Edwards’ First Letter
Jonathan Edwards was a prolific letter writer, and his surviving letters give a fascinating glimpse into life in colonial America. On this episode of 5 Minutes in Church History, Dr. Stephen Nichols looks at the earliest letter we have from Edwards, written to his sister Mary when he was 12 years old.
Welcome back to another episode of Five Minutes in Church History. When was the last time you sat down and wrote a letter? When was the last time you got a letter?
Well, on this episode, let's take a look at Jonathan Edwards' first letter, the very first he wrote. Now, over the course of his lifetime, he wrote a boatload of letters, but his first one dates to May 10, 1716. He was 12 years old. Now, he very well wrote letters probably before this one, so I must qualify it. This is the first extent letter that we have. That is to say, this is the first known letter that we possess of Jonathan Edwards.

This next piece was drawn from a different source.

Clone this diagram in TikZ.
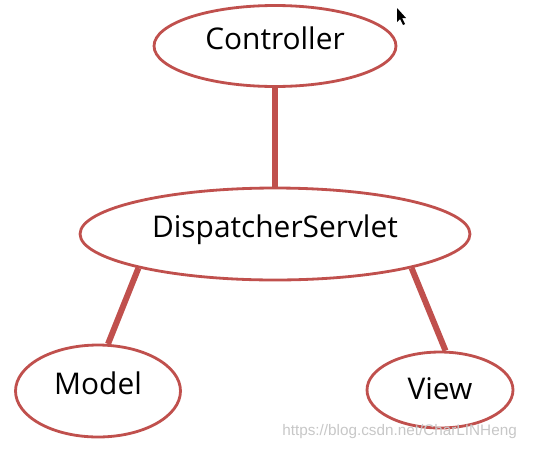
\documentclass[tikz,border=0pt]{standalone}
\usepackage{fontspec}
\setmainfont{Open Sans}
\usetikzlibrary{shapes.geometric}
\definecolor{mvcred}{RGB}{192,80,77}
\begin{document}
\begin{tikzpicture}[x=0.02cm, y=-0.02cm,
    part/.style={ellipse, draw=mvcred, line width=1.6pt, fill=white, inner sep=0pt,
        font=\fontsize{17}{20}\selectfont, text depth=0.3cm},
    link/.style={mvcred, line width=3.4pt}]
        \useasboundingbox (0,0) rectangle (533,450);

        % Ellipses
        \node[part, minimum width=4.84cm, minimum height=1.62cm] (controller) at (275,46) {Controller};
        \node[part, minimum width=7.8cm, minimum height=1.84cm] (dispatcher) at (275,234) {DispatcherServlet};
        \node[part, minimum width=3.3cm, minimum height=1.84cm] (model) at (98,391) {Model};
        \node[part, minimum width=2.92cm, minimum height=1.52cm, text depth=0.05cm] (view) at (440,390) {View};

        % Links
        \draw[link] (controller.south) -- (dispatcher.north);
        \draw[link] (dispatcher.194) -- (model.78);
        \draw[link] (dispatcher.346) -- (view.82);

        % Watermark
        \node[font=\fontsize{8.7}{10}\selectfont\fontspec{Liberation Sans}, black!22, anchor=east] (mark) at (523,432) {https://blog.csdn.net/CharLINHeng};

        % Mouse pointer
        \fill[black] (397,8) -- (397,22) -- (400,19) -- (403,25) -- (405,24) -- (402,18) -- (406,18) -- cycle;
    \end{tikzpicture}
\end{document}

He wrote it to his sister, Mary. First, a word about Jonathan Edwards' family and the family he grew up in. His father was Timothy Edwards. He was a pastor. Timothy Edwards' father, that would be Jonathan Edwards' grandfather, was a pastor. He was the Reverend Richard Edwards there in Hartford, Connecticut. Well, into the family of the Reverend Richard Edwards was born Timothy in 1669. Timothy went on to graduate from Harvard in 1691. In 1694, he married Esther Stoddard. She was the daughter of the famous Solomon Stoddard. He was sometimes called the Pope of the Connecticut River Valley and, of course, he was the longtime minister there in Northampton, Massachusetts. Well, Timothy would die in 1758. That was the same year as his son's death. Esther Stoddard Edwards, she would live a remarkable 99 years of age, almost unheard of in these colonial times. She was born in 1672 and she made it all the way to 1771. Timothy and Esther had 11 children; 10 of them were girls and only one son. That's right, Jonathan Edwards had 10 sisters. There was Esther, and Elizabeth, and Mary, then came Jonathan, and then Eunice, Abigail, Jerusha, Hannah, Lucy and Martha.

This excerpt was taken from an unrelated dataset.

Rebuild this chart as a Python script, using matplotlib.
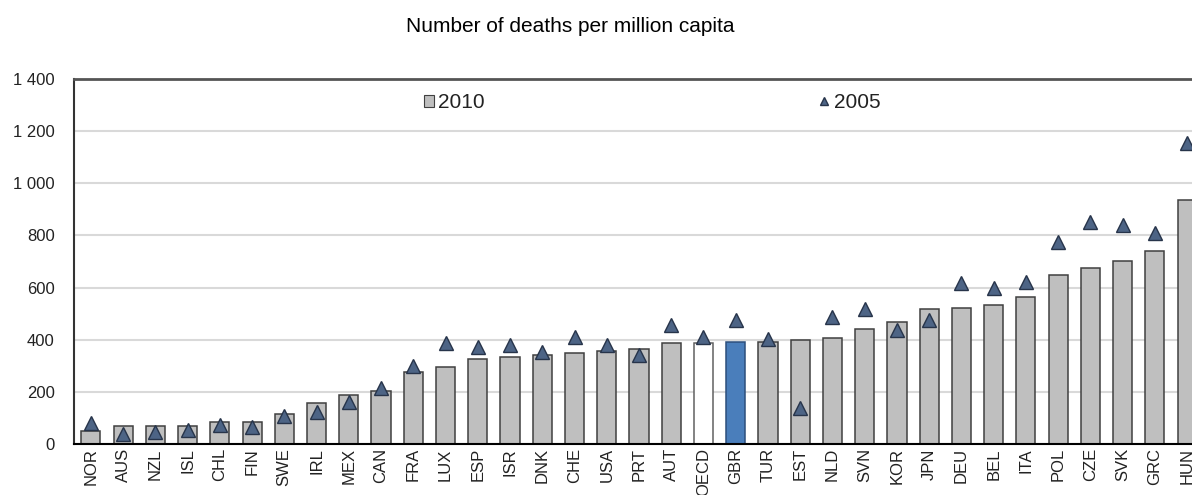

This letter is to Mary. She was the closest to age in Edwards. He was born in 1703. She was born in 1701. She was likely in Boston at the time he wrote this letter to her. Timothy and Esther sent their daughters off to Boston for finishing school, and so he's writing to her to update her. He tells her about a revival that was taking place in the church there at East Windsor, Connecticut, where their father was pastor.
Jonathan writes:
Dear Sister,
Through the wonderful mercy and goodness of God there hath in this place, been a very remarkable stirring and pouring out of the Spirit of God, and likewise now is, but I think I have reason to think it is in some measure diminished, but I hope not much. About 13 have been joined to the church in an estate of full communion.

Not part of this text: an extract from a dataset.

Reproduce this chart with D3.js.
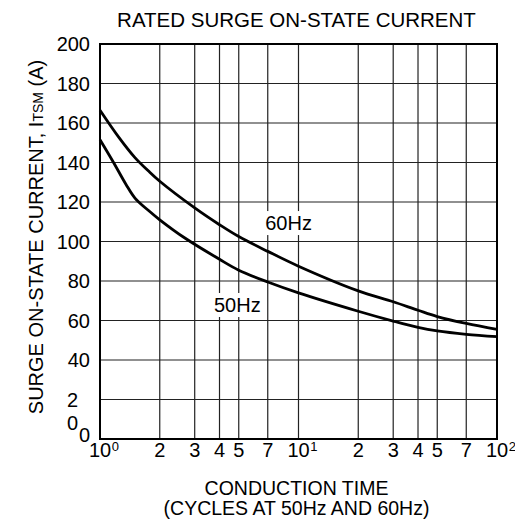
<!DOCTYPE html>
<html><head><meta charset="utf-8">
<script src="https://cdn.jsdelivr.net/npm/d3@7"></script>
<style>
html,body{margin:0;padding:0;background:#fff;}
text{font-family:"Liberation Sans",Arial,Helvetica,sans-serif;fill:#000;}
</style></head>
<body>
<svg id="chart" width="515" height="529"></svg>
<script>
// ---- data ----
const title = "RATED SURGE ON-STATE CURRENT";
const xTitle1 = "CONDUCTION TIME";
const xTitle2 = "(CYCLES AT 50Hz AND 60Hz)";
const cycles60 = [1, 1.25, 1.5, 1.75, 2, 3, 4, 5, 7, 10, 20, 30, 40, 50, 70, 100];
const current60 = [166.5, 152.5, 142.5, 135.8, 130.5, 117, 108.5, 102.5, 95, 87.5, 75, 69.5, 65.2, 62, 58.5, 55.5];
const cycles50 = [1, 1.17, 1.35, 1.5, 1.75, 2, 2.7, 4, 5, 7, 10, 20, 30, 40, 50, 70, 100];
const current50 = [151.5, 140, 129, 122, 115.8, 111, 101.5, 91, 85.5, 79.5, 74, 64.7, 59.7, 56.5, 54.7, 53, 51.8];
const xTickValues = [1, 2, 3, 4, 5, 7, 10, 20, 30, 40, 50, 70, 100];
const xTickLabels = ["10^0", "2", "3", "4", "5", "7", "10^1", "2", "3", "4", "5", "7", "10^2"];
const yTickValues = [0, 20, 40, 60, 80, 100, 120, 140, 160, 180, 200];
const yTickLabels = ["0", "2", "40", "60", "80", "100", "120", "140", "160", "180", "200"];
const seriesLabels = ["60Hz", "50Hz"];
const seriesLabelAt = [[6.8, 105.8], [3.75, 64.3]];

// ---- layout ----
const svg = d3.select("#chart");
const L = 100, R = 497, T = 44, B = 439;
const x = d3.scaleLog().domain([1, 100]).range([L, R]);
const y = d3.scaleLinear().domain([0, 200]).range([B, T]);
const FS = 20;

// grid
const g = svg.append("g");
g.selectAll("line.v").data(xTickValues).join("line")
  .attr("x1", d => x(d)).attr("x2", d => x(d)).attr("y1", T).attr("y2", B)
  .attr("stroke", "#222").attr("stroke-width", 1.2);
g.selectAll("line.h").data(yTickValues).join("line")
  .attr("x1", L).attr("x2", R).attr("y1", d => y(d)).attr("y2", d => y(d))
  .attr("stroke", "#222").attr("stroke-width", 1.2);

// series labels with white background
seriesLabels.forEach((s, i) => {
  const [cx, cy] = seriesLabelAt[i];
  const bg = svg.append("rect").attr("fill", "#fff");
  const t = svg.append("text").attr("x", x(cx)).attr("y", y(cy))
    .attr("font-size", FS).text(s);
  const bb = t.node().getBBox();
  bg.attr("x", bb.x - 2).attr("y", bb.y - 1).attr("width", bb.width + 4).attr("height", bb.height + 2);
});

// border
svg.append("rect").attr("x", L).attr("y", T).attr("width", R - L).attr("height", B - T)
  .attr("fill", "none").attr("stroke", "#000").attr("stroke-width", 2);

// curves
const line = d3.line().x(d => x(d[0])).y(d => y(d[1])).curve(d3.curveCatmullRom.alpha(0.5));
[[cycles60, current60], [cycles50, current50]].forEach(([cx, cy]) => {
  svg.append("path").attr("d", line(cx.map((c, i) => [c, cy[i]])))
    .attr("fill", "none").attr("stroke", "#000").attr("stroke-width", 2.8)
    .attr("stroke-linejoin", "round");
});

// x tick labels
xTickValues.forEach((v, i) => {
  const [base, exp] = xTickLabels[i].split("^");
  const t = svg.append("text").attr("x", x(v)).attr("y", 456.5)
    .attr("text-anchor", "middle").attr("font-size", FS).text(base);
  if (exp !== undefined) {
    const w = t.node().getComputedTextLength();
    svg.append("text").attr("x", x(v) + w / 2 + 0.5).attr("y", 451)
      .attr("font-size", 13).text(exp);
  }
});

// y tick labels
yTickValues.forEach((v, i) => {
  let dx = 0, dy = 0;
  if (v === 20) dx = -12;
  if (v === 0) dy = -4.5;
  svg.append("text").attr("x", 90 + dx).attr("y", y(v) + dy)
    .attr("dy", "0.35em").attr("text-anchor", "end").attr("font-size", FS).text(yTickLabels[i]);
});
// stray "0" under the "2"
svg.append("text").attr("x", 78).attr("y", y(8)).attr("dy", "0.35em")
  .attr("text-anchor", "end").attr("font-size", FS).text("0");

// title
svg.append("text").attr("x", 296.5).attr("y", 26.5).attr("text-anchor", "middle")
  .attr("font-size", 20.5).text(title);

// x axis title
svg.append("text").attr("x", 296.5).attr("y", 494.5).attr("text-anchor", "middle")
  .attr("font-size", 19.5).text(xTitle1);
svg.append("text").attr("x", 296.5).attr("y", 515).attr("text-anchor", "middle")
  .attr("font-size", 19.5).text(xTitle2);

// y axis title
const yt = svg.append("text").attr("transform", "translate(42.5,237) rotate(-90)")
  .attr("text-anchor", "middle").attr("font-size", FS);
yt.append("tspan").text("SURGE ON-STATE CURRENT, I");
yt.append("tspan").attr("font-size", 14).text("TSM");
yt.append("tspan").text(" (A)");
</script>
</body></html>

So, there it is. A revival in East Windsor, Connecticut. Edwards goes on to say, "I think there comes commonly a Mondays above 30 persons to speak with father about the condition of their souls." What he's talking about there is the Mondays after the Sundays and the sermons that his father, Timothy, would preach. Commonly 30 persons, he tells Mary, would come to have pastoral counseling and to talk to Timothy about the condition of their souls.
Edwards goes on to mention that while there has been a time of general health in the town of East Windsor, five people have died since she's been gone. Goodwife Rockwell, Goodwife Grant, Benjamin Bancroft. He writes about one young man that was drowned in a river, and he also talks about the death, sadly, of an infant.
Then he turns his attention to her sisters and he tells them that Abigail, and Hannah, and Lucy have had the chicken pox, but they're recovering, and then he says, "I myself sometimes am much troubled with the toothache, but these two or three last days, I have not been troubled with it, but very little."
Well, that's all the news that was fit to print that Jonathan wanted to send along to his sister, Mary. I'm Steve Nichols. Thanks for joining us for Five Minutes in Church History.